▶ [Stated task] The data below should be printed in full, exactly, and without any of its images.

Code that draws figures:

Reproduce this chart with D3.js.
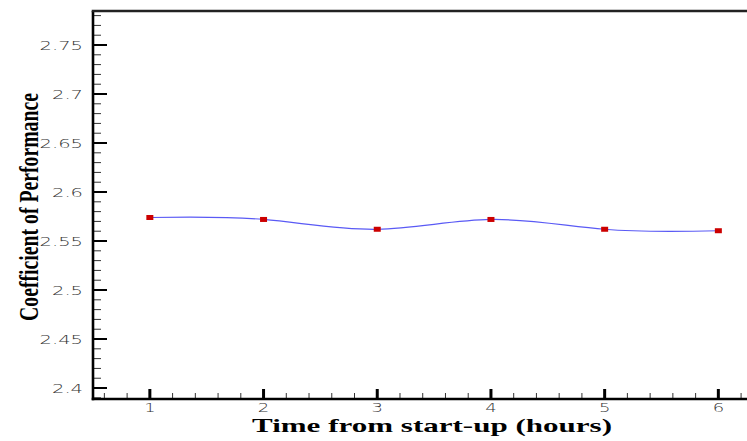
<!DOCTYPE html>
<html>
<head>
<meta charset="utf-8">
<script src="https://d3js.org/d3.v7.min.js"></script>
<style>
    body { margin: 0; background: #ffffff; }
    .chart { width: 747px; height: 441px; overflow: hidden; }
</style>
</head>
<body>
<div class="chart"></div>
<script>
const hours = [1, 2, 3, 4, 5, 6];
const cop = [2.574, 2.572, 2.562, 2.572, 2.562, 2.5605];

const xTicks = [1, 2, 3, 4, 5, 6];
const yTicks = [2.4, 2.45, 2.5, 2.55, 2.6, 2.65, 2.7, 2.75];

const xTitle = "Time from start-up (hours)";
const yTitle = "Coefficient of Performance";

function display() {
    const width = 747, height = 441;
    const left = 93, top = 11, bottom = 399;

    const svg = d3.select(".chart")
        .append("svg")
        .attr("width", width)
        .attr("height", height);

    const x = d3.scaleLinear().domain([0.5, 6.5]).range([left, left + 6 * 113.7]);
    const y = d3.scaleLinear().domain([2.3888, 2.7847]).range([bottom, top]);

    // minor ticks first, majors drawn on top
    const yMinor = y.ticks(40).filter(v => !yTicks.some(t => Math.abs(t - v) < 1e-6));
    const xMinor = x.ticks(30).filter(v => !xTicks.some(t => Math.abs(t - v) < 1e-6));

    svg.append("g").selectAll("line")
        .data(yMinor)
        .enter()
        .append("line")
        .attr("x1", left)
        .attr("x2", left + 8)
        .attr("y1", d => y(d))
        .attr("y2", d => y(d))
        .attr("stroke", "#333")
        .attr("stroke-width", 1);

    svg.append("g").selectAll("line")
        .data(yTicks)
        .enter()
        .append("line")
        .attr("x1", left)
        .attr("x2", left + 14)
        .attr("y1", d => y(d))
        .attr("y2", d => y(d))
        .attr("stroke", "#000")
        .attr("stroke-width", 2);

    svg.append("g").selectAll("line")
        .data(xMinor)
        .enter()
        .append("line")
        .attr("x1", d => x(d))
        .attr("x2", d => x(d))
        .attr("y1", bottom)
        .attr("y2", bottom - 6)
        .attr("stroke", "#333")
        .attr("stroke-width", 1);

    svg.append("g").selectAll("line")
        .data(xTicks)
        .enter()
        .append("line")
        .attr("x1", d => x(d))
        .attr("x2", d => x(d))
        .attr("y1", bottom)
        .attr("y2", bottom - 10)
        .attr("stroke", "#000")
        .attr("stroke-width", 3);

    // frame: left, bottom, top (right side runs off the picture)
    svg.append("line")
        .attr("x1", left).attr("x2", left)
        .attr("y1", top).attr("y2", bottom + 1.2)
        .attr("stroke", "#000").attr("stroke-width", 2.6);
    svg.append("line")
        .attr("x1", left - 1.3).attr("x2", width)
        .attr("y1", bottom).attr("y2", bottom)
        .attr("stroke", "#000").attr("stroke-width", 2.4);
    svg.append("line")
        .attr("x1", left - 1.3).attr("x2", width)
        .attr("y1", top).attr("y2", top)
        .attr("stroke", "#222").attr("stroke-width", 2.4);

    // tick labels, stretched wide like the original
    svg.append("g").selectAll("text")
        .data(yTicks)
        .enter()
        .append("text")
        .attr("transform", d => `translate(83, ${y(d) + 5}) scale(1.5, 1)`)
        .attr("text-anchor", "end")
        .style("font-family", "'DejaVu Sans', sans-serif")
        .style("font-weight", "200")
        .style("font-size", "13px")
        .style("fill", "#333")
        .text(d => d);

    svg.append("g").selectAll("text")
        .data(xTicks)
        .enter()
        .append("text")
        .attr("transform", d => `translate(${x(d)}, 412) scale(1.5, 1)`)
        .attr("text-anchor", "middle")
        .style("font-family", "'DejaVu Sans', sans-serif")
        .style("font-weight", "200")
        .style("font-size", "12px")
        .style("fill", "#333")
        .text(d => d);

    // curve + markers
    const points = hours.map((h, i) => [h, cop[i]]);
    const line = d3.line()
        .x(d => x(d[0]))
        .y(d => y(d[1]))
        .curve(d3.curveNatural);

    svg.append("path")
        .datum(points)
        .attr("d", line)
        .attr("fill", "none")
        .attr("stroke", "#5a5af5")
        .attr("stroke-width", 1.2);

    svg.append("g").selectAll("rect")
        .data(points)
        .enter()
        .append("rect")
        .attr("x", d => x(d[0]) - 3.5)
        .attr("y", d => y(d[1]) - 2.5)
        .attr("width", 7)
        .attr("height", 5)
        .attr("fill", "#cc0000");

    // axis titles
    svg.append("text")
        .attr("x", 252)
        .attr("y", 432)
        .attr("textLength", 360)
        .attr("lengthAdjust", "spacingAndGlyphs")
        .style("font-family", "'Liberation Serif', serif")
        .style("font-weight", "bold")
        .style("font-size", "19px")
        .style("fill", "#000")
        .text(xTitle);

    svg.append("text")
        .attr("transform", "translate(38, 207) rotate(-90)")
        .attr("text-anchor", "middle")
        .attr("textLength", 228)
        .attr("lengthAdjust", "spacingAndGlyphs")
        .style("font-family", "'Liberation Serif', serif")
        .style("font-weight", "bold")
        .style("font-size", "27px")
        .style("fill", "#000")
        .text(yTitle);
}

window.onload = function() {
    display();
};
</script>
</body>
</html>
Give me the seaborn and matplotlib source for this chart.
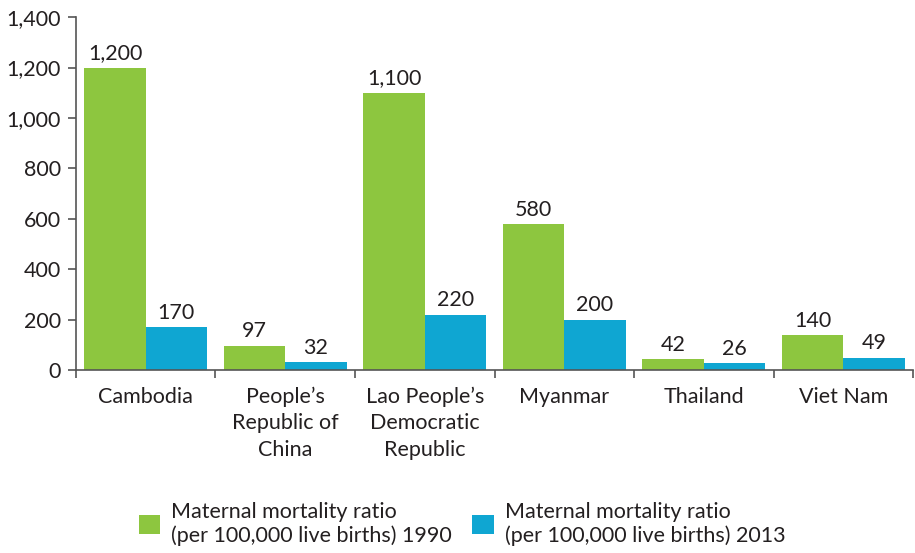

▶ [Written response]
Reproduce this chart with D3.js.
<!DOCTYPE html>
<html>
<head>
<meta charset="utf-8">
<script src="https://d3js.org/d3.v7.min.js"></script>
<style>
    body { margin: 0; background: #ffffff; }
    .chart { width: 747px; height: 441px; overflow: hidden; }
</style>
</head>
<body>
<div class="chart"></div>
<script>
const hours = [1, 2, 3, 4, 5, 6];
const cop = [2.574, 2.572, 2.562, 2.572, 2.562, 2.5605];

const xTicks = [1, 2, 3, 4, 5, 6];
const yTicks = [2.4, 2.45, 2.5, 2.55, 2.6, 2.65, 2.7, 2.75];

const xTitle = "Time from start-up (hours)";
const yTitle = "Coefficient of Performance";

function display() {
    const width = 747, height = 441;
    const left = 93, top = 11, bottom = 399;

    const svg = d3.select(".chart")
        .append("svg")
        .attr("width", width)
        .attr("height", height);

    const x = d3.scaleLinear().domain([0.5, 6.5]).range([left, left + 6 * 113.7]);
    const y = d3.scaleLinear().domain([2.3888, 2.7847]).range([bottom, top]);

    // minor ticks first, majors drawn on top
    const yMinor = y.ticks(40).filter(v => !yTicks.some(t => Math.abs(t - v) < 1e-6));
    const xMinor = x.ticks(30).filter(v => !xTicks.some(t => Math.abs(t - v) < 1e-6));

    svg.append("g").selectAll("line")
        .data(yMinor)
        .enter()
        .append("line")
        .attr("x1", left)
        .attr("x2", left + 8)
        .attr("y1", d => y(d))
        .attr("y2", d => y(d))
        .attr("stroke", "#333")
        .attr("stroke-width", 1);

    svg.append("g").selectAll("line")
        .data(yTicks)
        .enter()
        .append("line")
        .attr("x1", left)
        .attr("x2", left + 14)
        .attr("y1", d => y(d))
        .attr("y2", d => y(d))
        .attr("stroke", "#000")
        .attr("stroke-width", 2);

    svg.append("g").selectAll("line")
        .data(xMinor)
        .enter()
        .append("line")
        .attr("x1", d => x(d))
        .attr("x2", d => x(d))
        .attr("y1", bottom)
        .attr("y2", bottom - 6)
        .attr("stroke", "#333")
        .attr("stroke-width", 1);

    svg.append("g").selectAll("line")
        .data(xTicks)
        .enter()
        .append("line")
        .attr("x1", d => x(d))
        .attr("x2", d => x(d))
        .attr("y1", bottom)
        .attr("y2", bottom - 10)
        .attr("stroke", "#000")
        .attr("stroke-width", 3);

    // frame: left, bottom, top (right side runs off the picture)
    svg.append("line")
        .attr("x1", left).attr("x2", left)
        .attr("y1", top).attr("y2", bottom + 1.2)
        .attr("stroke", "#000").attr("stroke-width", 2.6);
    svg.append("line")
        .attr("x1", left - 1.3).attr("x2", width)
        .attr("y1", bottom).attr("y2", bottom)
        .attr("stroke", "#000").attr("stroke-width", 2.4);
    svg.append("line")
        .attr("x1", left - 1.3).attr("x2", width)
        .attr("y1", top).attr("y2", top)
        .attr("stroke", "#222").attr("stroke-width", 2.4);

    // tick labels, stretched wide like the original
    svg.append("g").selectAll("text")
        .data(yTicks)
        .enter()
        .append("text")
        .attr("transform", d => `translate(83, ${y(d) + 5}) scale(1.5, 1)`)
        .attr("text-anchor", "end")
        .style("font-family", "'DejaVu Sans', sans-serif")
        .style("font-weight", "200")
        .style("font-size", "13px")
        .style("fill", "#333")
        .text(d => d);

    svg.append("g").selectAll("text")
        .data(xTicks)
        .enter()
        .append("text")
        .attr("transform", d => `translate(${x(d)}, 412) scale(1.5, 1)`)
        .attr("text-anchor", "middle")
        .style("font-family", "'DejaVu Sans', sans-serif")
        .style("font-weight", "200")
        .style("font-size", "12px")
        .style("fill", "#333")
        .text(d => d);

    // curve + markers
    const points = hours.map((h, i) => [h, cop[i]]);
    const line = d3.line()
        .x(d => x(d[0]))
        .y(d => y(d[1]))
        .curve(d3.curveNatural);

    svg.append("path")
        .datum(points)
        .attr("d", line)
        .attr("fill", "none")
        .attr("stroke", "#5a5af5")
        .attr("stroke-width", 1.2);

    svg.append("g").selectAll("rect")
        .data(points)
        .enter()
        .append("rect")
        .attr("x", d => x(d[0]) - 3.5)
        .attr("y", d => y(d[1]) - 2.5)
        .attr("width", 7)
        .attr("height", 5)
        .attr("fill", "#cc0000");

    // axis titles
    svg.append("text")
        .attr("x", 252)
        .attr("y", 432)
        .attr("textLength", 360)
        .attr("lengthAdjust", "spacingAndGlyphs")
        .style("font-family", "'Liberation Serif', serif")
        .style("font-weight", "bold")
        .style("font-size", "19px")
        .style("fill", "#000")
        .text(xTitle);

    svg.append("text")
        .attr("transform", "translate(38, 207) rotate(-90)")
        .attr("text-anchor", "middle")
        .attr("textLength", 228)
        .attr("lengthAdjust", "spacingAndGlyphs")
        .style("font-family", "'Liberation Serif', serif")
        .style("font-weight", "bold")
        .style("font-size", "27px")
        .style("fill", "#000")
        .text(yTitle);
}

window.onload = function() {
    display();
};
</script>
</body>
</html>
Give me the seaborn and matplotlib source for this chart.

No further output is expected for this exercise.